Make an exact copy of the lines, leaving the pictures out.
— start of INFORMATION SHOWN —
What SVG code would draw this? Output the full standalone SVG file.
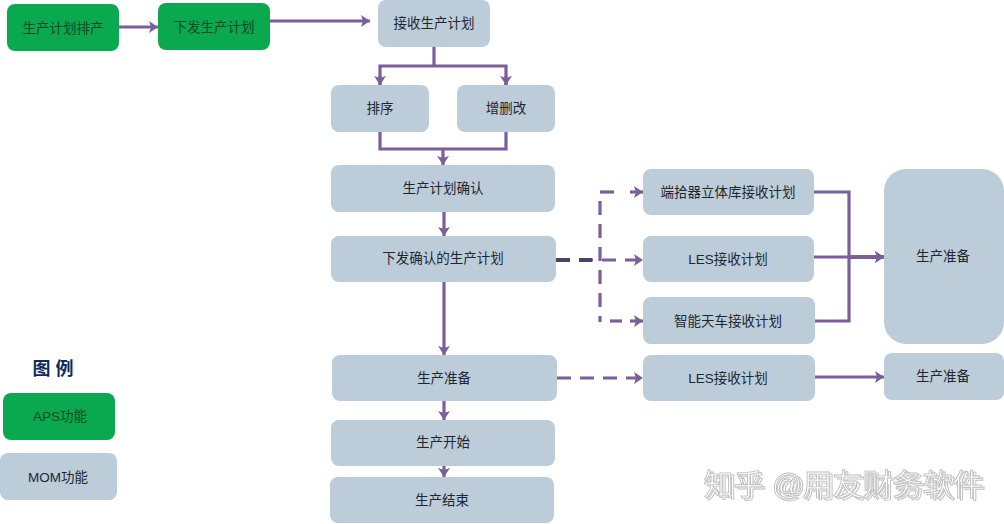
<svg xmlns="http://www.w3.org/2000/svg" width="1004" height="524" viewBox="0 0 1004 524">
<defs>
<marker id="arr" markerUnits="userSpaceOnUse" markerWidth="10" markerHeight="12" refX="9" refY="6" orient="auto"><path d="M0 0L9 6L0 12L2 6Z" fill="#7b5f9b"/></marker>
<filter id="ghost" x="-5%" y="-20%" width="110%" height="140%"><feOffset in="SourceGraphic" dx="3" dy="2" result="o"/><feMerge><feMergeNode in="o"/><feMergeNode in="SourceGraphic"/></feMerge></filter>
</defs>
<style>
text{font-family:"Liberation Sans","Noto Sans CJK SC",sans-serif;font-size:13.5px;text-anchor:middle;fill:#1d2730}
.g rect{fill:#0aa84f}
.g text{fill:#0c4a24}
.m rect{fill:#bdccd9}
.c path{fill:none;stroke:#7b5f9b;stroke-width:3.2}
.d{stroke-dasharray:14 9}
.w{font-size:30px;fill:#fff;stroke:#bdbdbd;stroke-width:.9}
</style>
<g id="connectors" class="c">
<path d="M119 27H158" marker-end="url(#arr)"/>
<path d="M270 21H370" marker-end="url(#arr)"/>
<path d="M434 47V66"/>
<path d="M380 85V66H506V85"/>
<path d="M380 76V85" marker-end="url(#arr)"/>
<path d="M506 76V85" marker-end="url(#arr)"/>
<path d="M380 132V149H506V132"/>
<path d="M443 149V165" marker-end="url(#arr)"/>
<path d="M444 212V236" marker-end="url(#arr)"/>
<path d="M444 282V355" marker-end="url(#arr)"/>
<path d="M444 401V420" marker-end="url(#arr)"/>
<path d="M444 466V477" marker-end="url(#arr)"/>
<path class="d" d="M556 260H643" marker-end="url(#arr)"/>
<path class="d" d="M556 260H592" style="stroke:#4f3f6b;stroke-width:4"/>
<path class="d" d="M600 192H623" />
<path d="M630 192H643" marker-end="url(#arr)"/>
<path class="d" d="M600 201V322"/>
<path d="M610 321H622" />
<path d="M630 321H643" marker-end="url(#arr)"/>
<path class="d" d="M557 378H643" marker-end="url(#arr)"/>
<path d="M814 192H849V321H815"/>
<path d="M814 257H884" marker-end="url(#arr)"/>
<path d="M849 257H884" style="stroke-width:4" marker-end="url(#arr)"/>
<path d="M815 377H884" marker-end="url(#arr)"/>
</g>
<g id="n1" class="g"><rect x="7" y="4" width="112" height="47" rx="8"/><text x="63" y="33">生产计划排产</text></g>
<g id="n2" class="g"><rect x="158" y="3" width="112" height="47" rx="8"/><text x="214" y="32">下发生产计划</text></g>
<g id="n3" class="m"><rect x="378" y="0" width="112" height="47" rx="8"/><text x="434" y="28">接收生产计划</text></g>
<g id="n4" class="m"><rect x="331" y="85" width="98" height="47" rx="8"/><text x="380" y="113">排序</text></g>
<g id="n5" class="m"><rect x="457" y="85" width="98" height="47" rx="8"/><text x="506" y="113">增删改</text></g>
<g id="n6" class="m"><rect x="331" y="165" width="224" height="47" rx="8"/><text x="443" y="193">生产计划确认</text></g>
<g id="n7" class="m"><rect x="331" y="236" width="225" height="46" rx="8"/><text x="443" y="263">下发确认的生产计划</text></g>
<g id="n8" class="m"><rect x="332" y="355" width="225" height="46" rx="8"/><text x="444" y="383">生产准备</text></g>
<g id="n9" class="m"><rect x="331" y="420" width="224" height="46" rx="8"/><text x="443" y="447">生产开始</text></g>
<g id="n10" class="m"><rect x="330" y="477" width="224" height="46" rx="8"/><text x="442" y="505">生产结束</text></g>
<g id="n11" class="m"><rect x="643" y="169" width="171" height="46" rx="8"/><text x="728" y="197">端拾器立体库接收计划</text></g>
<g id="n12" class="m"><rect x="643" y="236" width="171" height="46" rx="8"/><text x="728" y="264">LES接收计划</text></g>
<g id="n13" class="m"><rect x="643" y="297" width="172" height="47" rx="8"/><text x="728" y="326">智能天车接收计划</text></g>
<g id="n14" class="m"><rect x="643" y="355" width="172" height="46" rx="8"/><text x="728" y="383">LES接收计划</text></g>
<g id="n15" class="m"><rect x="884" y="169" width="120" height="175" rx="22"/><text x="943" y="261">生产准备</text></g>
<g id="n16" class="m"><rect x="884" y="353" width="120" height="47" rx="8"/><text x="943" y="381">生产准备</text></g>
<g id="legend">
<text x="53" y="375" style="font-size:18px;font-weight:bold;fill:#10295e">图 例</text>
<g id="lg1" class="g"><rect x="3" y="393" width="112" height="47" rx="8"/><text x="60" y="421">APS功能</text></g>
<g id="lg2" class="m"><rect x="0" y="453" width="117" height="47" rx="8"/><text x="58" y="482">MOM功能</text></g>
</g>
<g id="watermark">
<text class="w" x="843" y="495" filter="url(#ghost)">知乎 @用友财务软件</text>
</g>
</svg>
— end of INFORMATION SHOWN —
SOLUTION FOR THIS TASK |
What SVG code would draw this? Output the full standalone SVG file.
<svg xmlns="http://www.w3.org/2000/svg" width="1004" height="524" viewBox="0 0 1004 524">
<defs>
<marker id="arr" markerUnits="userSpaceOnUse" markerWidth="10" markerHeight="12" refX="9" refY="6" orient="auto"><path d="M0 0L9 6L0 12L2 6Z" fill="#7b5f9b"/></marker>
<filter id="ghost" x="-5%" y="-20%" width="110%" height="140%"><feOffset in="SourceGraphic" dx="3" dy="2" result="o"/><feMerge><feMergeNode in="o"/><feMergeNode in="SourceGraphic"/></feMerge></filter>
</defs>
<style>
text{font-family:"Liberation Sans","Noto Sans CJK SC",sans-serif;font-size:13.5px;text-anchor:middle;fill:#1d2730}
.g rect{fill:#0aa84f}
.g text{fill:#0c4a24}
.m rect{fill:#bdccd9}
.c path{fill:none;stroke:#7b5f9b;stroke-width:3.2}
.d{stroke-dasharray:14 9}
.w{font-size:30px;fill:#fff;stroke:#bdbdbd;stroke-width:.9}
</style>
<g id="connectors" class="c">
<path d="M119 27H158" marker-end="url(#arr)"/>
<path d="M270 21H370" marker-end="url(#arr)"/>
<path d="M434 47V66"/>
<path d="M380 85V66H506V85"/>
<path d="M380 76V85" marker-end="url(#arr)"/>
<path d="M506 76V85" marker-end="url(#arr)"/>
<path d="M380 132V149H506V132"/>
<path d="M443 149V165" marker-end="url(#arr)"/>
<path d="M444 212V236" marker-end="url(#arr)"/>
<path d="M444 282V355" marker-end="url(#arr)"/>
<path d="M444 401V420" marker-end="url(#arr)"/>
<path d="M444 466V477" marker-end="url(#arr)"/>
<path class="d" d="M556 260H643" marker-end="url(#arr)"/>
<path class="d" d="M556 260H592" style="stroke:#4f3f6b;stroke-width:4"/>
<path class="d" d="M600 192H623" />
<path d="M630 192H643" marker-end="url(#arr)"/>
<path class="d" d="M600 201V322"/>
<path d="M610 321H622" />
<path d="M630 321H643" marker-end="url(#arr)"/>
<path class="d" d="M557 378H643" marker-end="url(#arr)"/>
<path d="M814 192H849V321H815"/>
<path d="M814 257H884" marker-end="url(#arr)"/>
<path d="M849 257H884" style="stroke-width:4" marker-end="url(#arr)"/>
<path d="M815 377H884" marker-end="url(#arr)"/>
</g>
<g id="n1" class="g"><rect x="7" y="4" width="112" height="47" rx="8"/><text x="63" y="33">生产计划排产</text></g>
<g id="n2" class="g"><rect x="158" y="3" width="112" height="47" rx="8"/><text x="214" y="32">下发生产计划</text></g>
<g id="n3" class="m"><rect x="378" y="0" width="112" height="47" rx="8"/><text x="434" y="28">接收生产计划</text></g>
<g id="n4" class="m"><rect x="331" y="85" width="98" height="47" rx="8"/><text x="380" y="113">排序</text></g>
<g id="n5" class="m"><rect x="457" y="85" width="98" height="47" rx="8"/><text x="506" y="113">增删改</text></g>
<g id="n6" class="m"><rect x="331" y="165" width="224" height="47" rx="8"/><text x="443" y="193">生产计划确认</text></g>
<g id="n7" class="m"><rect x="331" y="236" width="225" height="46" rx="8"/><text x="443" y="263">下发确认的生产计划</text></g>
<g id="n8" class="m"><rect x="332" y="355" width="225" height="46" rx="8"/><text x="444" y="383">生产准备</text></g>
<g id="n9" class="m"><rect x="331" y="420" width="224" height="46" rx="8"/><text x="443" y="447">生产开始</text></g>
<g id="n10" class="m"><rect x="330" y="477" width="224" height="46" rx="8"/><text x="442" y="505">生产结束</text></g>
<g id="n11" class="m"><rect x="643" y="169" width="171" height="46" rx="8"/><text x="728" y="197">端拾器立体库接收计划</text></g>
<g id="n12" class="m"><rect x="643" y="236" width="171" height="46" rx="8"/><text x="728" y="264">LES接收计划</text></g>
<g id="n13" class="m"><rect x="643" y="297" width="172" height="47" rx="8"/><text x="728" y="326">智能天车接收计划</text></g>
<g id="n14" class="m"><rect x="643" y="355" width="172" height="46" rx="8"/><text x="728" y="383">LES接收计划</text></g>
<g id="n15" class="m"><rect x="884" y="169" width="120" height="175" rx="22"/><text x="943" y="261">生产准备</text></g>
<g id="n16" class="m"><rect x="884" y="353" width="120" height="47" rx="8"/><text x="943" y="381">生产准备</text></g>
<g id="legend">
<text x="53" y="375" style="font-size:18px;font-weight:bold;fill:#10295e">图 例</text>
<g id="lg1" class="g"><rect x="3" y="393" width="112" height="47" rx="8"/><text x="60" y="421">APS功能</text></g>
<g id="lg2" class="m"><rect x="0" y="453" width="117" height="47" rx="8"/><text x="58" y="482">MOM功能</text></g>
</g>
<g id="watermark">
<text class="w" x="843" y="495" filter="url(#ghost)">知乎 @用友财务软件</text>
</g>
</svg>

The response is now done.